Why the Netflix Pivot Will Fail

2011-09-19 12:12:27 by jdixon

Netflix has always been about convenience. They killed Blockbuster on customer service, convenience and price. They've continued to compete against up-and-comers like Redbox thanks to their streaming offering. Netflix CEO Reed Hastings feels that now is the time for an epic pivot, allowing each product to stand (and compete) on its own.

As a cohesive unit with simplified billing, and offering customers the flexibility and choice they're accustomed to, Netflix is ubiquitous. Thanks to a loyal and addicted user base, they've made inroads with a multitude of video and gaming appliances. Consumers pushed for Netflix access on their TiVos and Xboxen, and TV manufacturers are starting to include Netflix support in newer "smart TVs".

And yet, I predict that Netflix/Qwikster will be dead within three years. The move to independent business units a) results in higher prices, b) makes it less convenient for viewers, and c) removes operational and marketing efficiencies found in their current business operations.

Redbox will continue to chip away at the Qwikster "legacy" DVD market. Who wants to wait 2 days for a DVD when I can pick one up in 10 minutes from the corner Walgreens? And how long before the movie studios push Netflix aside for more lucrative, direct partnerships with the appliance manufacturers and vendors?

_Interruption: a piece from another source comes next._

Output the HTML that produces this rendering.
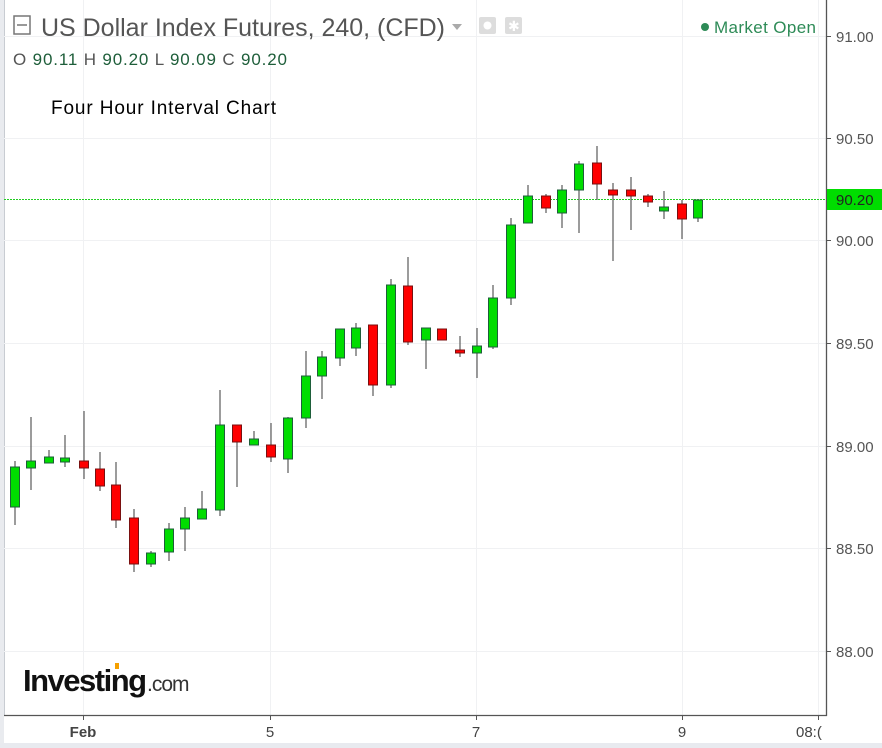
<!DOCTYPE html>
<html><head><meta charset="utf-8"><style>
html,body{margin:0;padding:0;background:#fff;width:882px;height:748px;overflow:hidden;font-family:"Liberation Sans",sans-serif}
</style></head><body>
<svg id="s" width="882" height="748" xmlns="http://www.w3.org/2000/svg" style="position:absolute;left:0;top:0">
<rect x="0" y="0" width="882" height="748" fill="#fff"/>
<rect x="0" y="743" width="882" height="5" fill="#e8eaef"/>
<rect x="0" y="0" width="4" height="743" fill="#e9ebef"/>
<line x1="4.5" y1="0" x2="4.5" y2="715" stroke="#c8ccd2"/>
<g id="grid" stroke="#f0f1f3" stroke-width="1"></g>
<line x1="4" y1="199.5" x2="826" y2="199.5" stroke="#22cc22" stroke-dasharray="2,1" stroke-width="1"/>
<g id="c"></g>
<line x1="826.5" y1="0" x2="826.5" y2="716" stroke="#555" stroke-width="1.3"/>
<line x1="4" y1="715.5" x2="827" y2="715.5" stroke="#555" stroke-width="1.3"/>
<g id="ax" font-size="15" fill="#555" font-family="Liberation Sans,sans-serif"></g>
<rect x="827" y="189" width="55" height="21" fill="#00dd00"/>
<text x="836" y="205" font-size="15" fill="#222">90.20</text>
<g font-size="15" fill="#444" text-anchor="middle">
<text x="83" y="737" font-weight="bold">Feb</text>
<text x="270" y="737">5</text>
<text x="476" y="737">7</text>
<text x="682" y="737">9</text>
</g>
<text x="796" y="737" font-size="15" fill="#444">08:(</text>
<rect x="14" y="16" width="16" height="18" fill="none" stroke="#777" stroke-width="1.5"/>
<line x1="17" y1="25" x2="27" y2="25" stroke="#777" stroke-width="1.5"/>
<text x="41" y="36" font-size="25" fill="#555" textLength="404" lengthAdjust="spacingAndGlyphs">US Dollar Index Futures, 240, (CFD)</text>
<path d="M452 24 L462 24 L457 30 Z" fill="#aaa"/>
<rect x="479" y="17" width="17" height="17" rx="2" fill="#ddd"/>
<circle cx="487.5" cy="25.5" r="4" fill="#fff"/>
<rect x="505" y="17" width="17" height="17" rx="2" fill="#ddd"/>
<text x="508" y="31" font-size="14" fill="#fff">✱</text>
<text x="13" y="65" font-size="17" fill="#1e5e3a" textLength="274" lengthAdjust="spacing"><tspan fill="#555">O</tspan> 90.11 <tspan fill="#555">H</tspan> 90.20 <tspan fill="#555">L</tspan> 90.09 <tspan fill="#555">C</tspan> 90.20</text>
<circle cx="705" cy="27" r="4" fill="#2e8b57"/>
<text x="714" y="33" font-size="17" fill="#2e8b57" textLength="102">Market Open</text>
<text x="51" y="114" font-size="19" fill="#000" textLength="225">Four Hour Interval Chart</text>
<text x="23" y="691" font-size="31" font-weight="bold" fill="#111" letter-spacing="-1.5">Investing</text>
<text x="147" y="691" font-size="21" fill="#333" letter-spacing="-1">.com</text>
<rect x="115" y="663" width="4" height="6" fill="#f5a000"/>
</svg>
<script>
var ns="http://www.w3.org/2000/svg";
function el(p,t,a){var e=document.createElementNS(ns,t);for(var k in a)e.setAttribute(k,a[k]);p.appendChild(e);return e;}
var g=document.getElementById('grid'),ax=document.getElementById('ax');
var prices=[["91.00",36],["90.50",138],["90.00",240],["89.50",343],["89.00",446],["88.50",548],["88.00",651]];
prices.forEach(function(p){el(g,'line',{x1:4,x2:826,y1:p[1]+.5,y2:p[1]+.5});
el(ax,'line',{x1:826,x2:831,y1:p[1]+.5,y2:p[1]+.5,stroke:'#555'});
var t=el(ax,'text',{x:836,y:p[1]+6});t.textContent=p[0];});
[83,270,476,682,818].forEach(function(x){el(g,'line',{x1:x+.5,x2:x+.5,y1:0,y2:715});el(ax,'line',{x1:x+.5,x2:x+.5,y1:715,y2:720,stroke:'#555'});});
var C=[[15,461,525,467,507,1],[31,417,490,461,468,1],[49,450,463,457,463,1],[65,435,467,458,462,1],[84,411,479,461,468,0],[100,452,491,469,486,0],[116,462,528,485,520,0],[134,509,572,518,564,0],[151,551,567,553,564,1],[169,523,561,529,552,1],[185,507,551,518,529,1],[202,491,519,509,519,1],[220,390,516,425,510,1],[237,425,487,425,442,0],[254,431,445,439,445,1],[271,423,462,445,457,0],[288,417,473,418,459,1],[306,351,428,376,418,1],[322,351,399,357,376,1],[340,329,366,329,358,1],[356,323,356,328,348,1],[373,325,396,325,385,0],[391,279,388,285,385,1],[408,257,345,286,342,0],[426,328,369,328,340,1],[442,329,340,329,340,0],[460,336,357,350,353,0],[477,328,378,346,353,1],[493,285,349,298,347,1],[511,218,305,225,298,1],[528,185,223,196,223,1],[546,194,213,196,208,0],[562,185,228,190,213,1],[579,161,233,164,190,1],[597,146,200,163,184,0],[613,183,261,190,195,0],[631,177,230,190,196,0],[648,194,207,196,202,0],[664,191,219,207,211,1],[682,200,239,204,219,0],[698,200,222,200,218,1]];
var cg=document.getElementById('c');
C.forEach(function(c){el(cg,'line',{x1:c[0],x2:c[0],y1:c[1],y2:c[2],stroke:'#666','stroke-width':1.3});
el(cg,'rect',{x:c[0]-4.5,y:c[3],width:9,height:Math.max(c[4]-c[3],3),fill:c[5]?'#00dd00':'#ff0000',stroke:c[5]?'#1e5e3a':'#7a1010','stroke-width':1});});
</script>
</body></html>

Hastings is trying to sell the vision that this is a necessary pivot to remain viable in the market. Rather, I suspect this is their attempt to increase short-term shareholder value. I chose to stick with Netflix through the recent price hikes for the continued convenience of one-stop shopping. But with the lack of streaming choice, separate bills, and less convenient DVD rentals, I don't see myself sticking around for long.